Write out each line word for word. Drop pictures.

## Dataset content
- - - - -
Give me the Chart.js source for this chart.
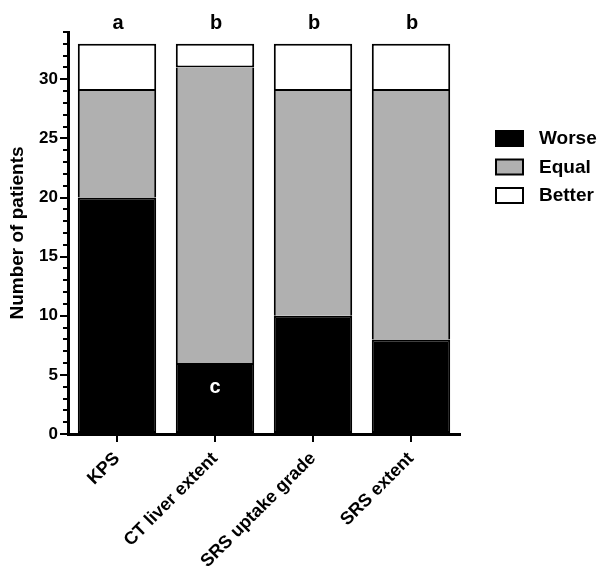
<!DOCTYPE html>
<html>
<head>
<meta charset="utf-8">
<script src="https://cdn.jsdelivr.net/npm/chart.js@4/dist/chart.umd.min.js"></script>
<style>
  html, body { margin: 0; padding: 0; background: #fff; }
  #wrap { width: 605px; height: 569px; }
</style>
</head>
<body>
<div id="wrap"><canvas id="c" width="605" height="569"></canvas></div>
<script>
const categories = ['KPS', 'CT liver extent', 'SRS uptake grade', 'SRS extent'];
const worse = [20, 6, 10, 8];
const equal = [9, 25, 19, 21];
const better = [4, 2, 4, 4];
const topLetters = ['a', 'b', 'b', 'b'];
const innerLetters = ['', 'c', '', ''];

const FONT = '"Liberation Sans", Arial, sans-serif';

// minor ticks, letters and legend drawn on top
const extras = {
  id: 'extras',
  afterDraw(chart) {
    const ctx = chart.ctx;
    const x = chart.scales.x, y = chart.scales.y;
    ctx.save();
    ctx.strokeStyle = '#000';
    ctx.lineWidth = 2;
    for (let v = 0; v <= 34; v++) {
      if (v % 5 === 0) continue;
      const py = Math.round(y.getPixelForValue(v));
      ctx.beginPath();
      ctx.moveTo(y.right - 5, py);
      ctx.lineTo(y.right, py);
      ctx.stroke();
    }
    ctx.font = 'bold 20px ' + FONT;
    ctx.textAlign = 'center';
    ctx.textBaseline = 'middle';
    categories.forEach((c, i) => {
      const px = x.getPixelForValue(i);
      const total = worse[i] + equal[i] + better[i];
      ctx.fillStyle = '#000';
      ctx.fillText(topLetters[i], px + 1, y.getPixelForValue(total) - 20);
      if (innerLetters[i]) {
        ctx.fillStyle = '#fff';
        ctx.fillText(innerLetters[i], px, y.getPixelForValue(worse[i]) + 24);
      }
    });
    // legend
    const ds = chart.data.datasets;
    ctx.textAlign = 'left';
    ctx.font = 'bold 19px ' + FONT;
    ds.forEach((d, i) => {
      const cy = 138 + i * 28.5;
      ctx.fillStyle = d.backgroundColor;
      ctx.fillRect(496, cy - 7, 27, 15);
      ctx.lineWidth = 2;
      ctx.strokeStyle = '#000';
      ctx.strokeRect(496, cy - 7, 27, 15);
      ctx.fillStyle = '#000';
      ctx.fillText(d.label, 539, cy + 1);
    });
    ctx.restore();
  }
};

new Chart(document.getElementById('c'), {
  type: 'bar',
  data: {
    labels: categories,
    datasets: [
      { label: 'Worse', data: worse, backgroundColor: '#000000', borderWidth: 2 },
      { label: 'Equal', data: equal, backgroundColor: '#b0b0b0', borderWidth: { top: 0, bottom: 0, left: 2, right: 2 } },
      { label: 'Better', data: better, backgroundColor: '#ffffff', borderWidth: 2 }
    ].map(d => Object.assign(d, { borderColor: '#000', borderSkipped: false }))
  },
  options: {
    responsive: false,
    animation: false,
    layout: { padding: { left: 0, right: 145, top: 32, bottom: 0 } },
    datasets: { bar: { barPercentage: 0.8, categoryPercentage: 1.0 } },
    plugins: { legend: { display: false }, tooltip: { enabled: false } },
    scales: {
      x: {
        stacked: true,
        afterFit(s) { s.height = 135; },
        border: { color: '#000', width: 3 },
        grid: { offset: false, drawOnChartArea: false, color: '#000', lineWidth: 2, tickLength: 8 },
        ticks: {
          color: '#000', font: { family: FONT, size: 18, weight: 'bold' },
          minRotation: 45, maxRotation: 45, padding: 6
        }
      },
      y: {
        stacked: true,
        min: 0, max: 34,
        afterFit(s) { s.width = 68; },
        afterBuildTicks(s) { s.ticks = s.ticks.filter(t => t.value % 5 === 0); },
        border: { color: '#000', width: 3 },
        grid: { drawOnChartArea: false, color: '#000', lineWidth: 2, tickLength: 8 },
        ticks: { stepSize: 5, color: '#000', font: { family: FONT, size: 17, weight: 'bold' }, padding: 2 },
        title: { display: true, text: 'Number of patients', color: '#000', font: { family: FONT, size: 19, weight: 'bold' }, padding: { top: 6, bottom: 0 } }
      }
    }
  },
  plugins: [extras]
});
</script>
</body>
</html>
- - - - -
## Answer to this exercise
Give me the Chart.js source for this chart.
<!DOCTYPE html>
<html>
<head>
<meta charset="utf-8">
<script src="https://cdn.jsdelivr.net/npm/chart.js@4/dist/chart.umd.min.js"></script>
<style>
  html, body { margin: 0; padding: 0; background: #fff; }
  #wrap { width: 605px; height: 569px; }
</style>
</head>
<body>
<div id="wrap"><canvas id="c" width="605" height="569"></canvas></div>
<script>
const categories = ['KPS', 'CT liver extent', 'SRS uptake grade', 'SRS extent'];
const worse = [20, 6, 10, 8];
const equal = [9, 25, 19, 21];
const better = [4, 2, 4, 4];
const topLetters = ['a', 'b', 'b', 'b'];
const innerLetters = ['', 'c', '', ''];

const FONT = '"Liberation Sans", Arial, sans-serif';

// minor ticks, letters and legend drawn on top
const extras = {
  id: 'extras',
  afterDraw(chart) {
    const ctx = chart.ctx;
    const x = chart.scales.x, y = chart.scales.y;
    ctx.save();
    ctx.strokeStyle = '#000';
    ctx.lineWidth = 2;
    for (let v = 0; v <= 34; v++) {
      if (v % 5 === 0) continue;
      const py = Math.round(y.getPixelForValue(v));
      ctx.beginPath();
      ctx.moveTo(y.right - 5, py);
      ctx.lineTo(y.right, py);
      ctx.stroke();
    }
    ctx.font = 'bold 20px ' + FONT;
    ctx.textAlign = 'center';
    ctx.textBaseline = 'middle';
    categories.forEach((c, i) => {
      const px = x.getPixelForValue(i);
      const total = worse[i] + equal[i] + better[i];
      ctx.fillStyle = '#000';
      ctx.fillText(topLetters[i], px + 1, y.getPixelForValue(total) - 20);
      if (innerLetters[i]) {
        ctx.fillStyle = '#fff';
        ctx.fillText(innerLetters[i], px, y.getPixelForValue(worse[i]) + 24);
      }
    });
    // legend
    const ds = chart.data.datasets;
    ctx.textAlign = 'left';
    ctx.font = 'bold 19px ' + FONT;
    ds.forEach((d, i) => {
      const cy = 138 + i * 28.5;
      ctx.fillStyle = d.backgroundColor;
      ctx.fillRect(496, cy - 7, 27, 15);
      ctx.lineWidth = 2;
      ctx.strokeStyle = '#000';
      ctx.strokeRect(496, cy - 7, 27, 15);
      ctx.fillStyle = '#000';
      ctx.fillText(d.label, 539, cy + 1);
    });
    ctx.restore();
  }
};

new Chart(document.getElementById('c'), {
  type: 'bar',
  data: {
    labels: categories,
    datasets: [
      { label: 'Worse', data: worse, backgroundColor: '#000000', borderWidth: 2 },
      { label: 'Equal', data: equal, backgroundColor: '#b0b0b0', borderWidth: { top: 0, bottom: 0, left: 2, right: 2 } },
      { label: 'Better', data: better, backgroundColor: '#ffffff', borderWidth: 2 }
    ].map(d => Object.assign(d, { borderColor: '#000', borderSkipped: false }))
  },
  options: {
    responsive: false,
    animation: false,
    layout: { padding: { left: 0, right: 145, top: 32, bottom: 0 } },
    datasets: { bar: { barPercentage: 0.8, categoryPercentage: 1.0 } },
    plugins: { legend: { display: false }, tooltip: { enabled: false } },
    scales: {
      x: {
        stacked: true,
        afterFit(s) { s.height = 135; },
        border: { color: '#000', width: 3 },
        grid: { offset: false, drawOnChartArea: false, color: '#000', lineWidth: 2, tickLength: 8 },
        ticks: {
          color: '#000', font: { family: FONT, size: 18, weight: 'bold' },
          minRotation: 45, maxRotation: 45, padding: 6
        }
      },
      y: {
        stacked: true,
        min: 0, max: 34,
        afterFit(s) { s.width = 68; },
        afterBuildTicks(s) { s.ticks = s.ticks.filter(t => t.value % 5 === 0); },
        border: { color: '#000', width: 3 },
        grid: { drawOnChartArea: false, color: '#000', lineWidth: 2, tickLength: 8 },
        ticks: { stepSize: 5, color: '#000', font: { family: FONT, size: 17, weight: 'bold' }, padding: 2 },
        title: { display: true, text: 'Number of patients', color: '#000', font: { family: FONT, size: 19, weight: 'bold' }, padding: { top: 6, bottom: 0 } }
      }
    }
  },
  plugins: [extras]
});
</script>
</body>
</html>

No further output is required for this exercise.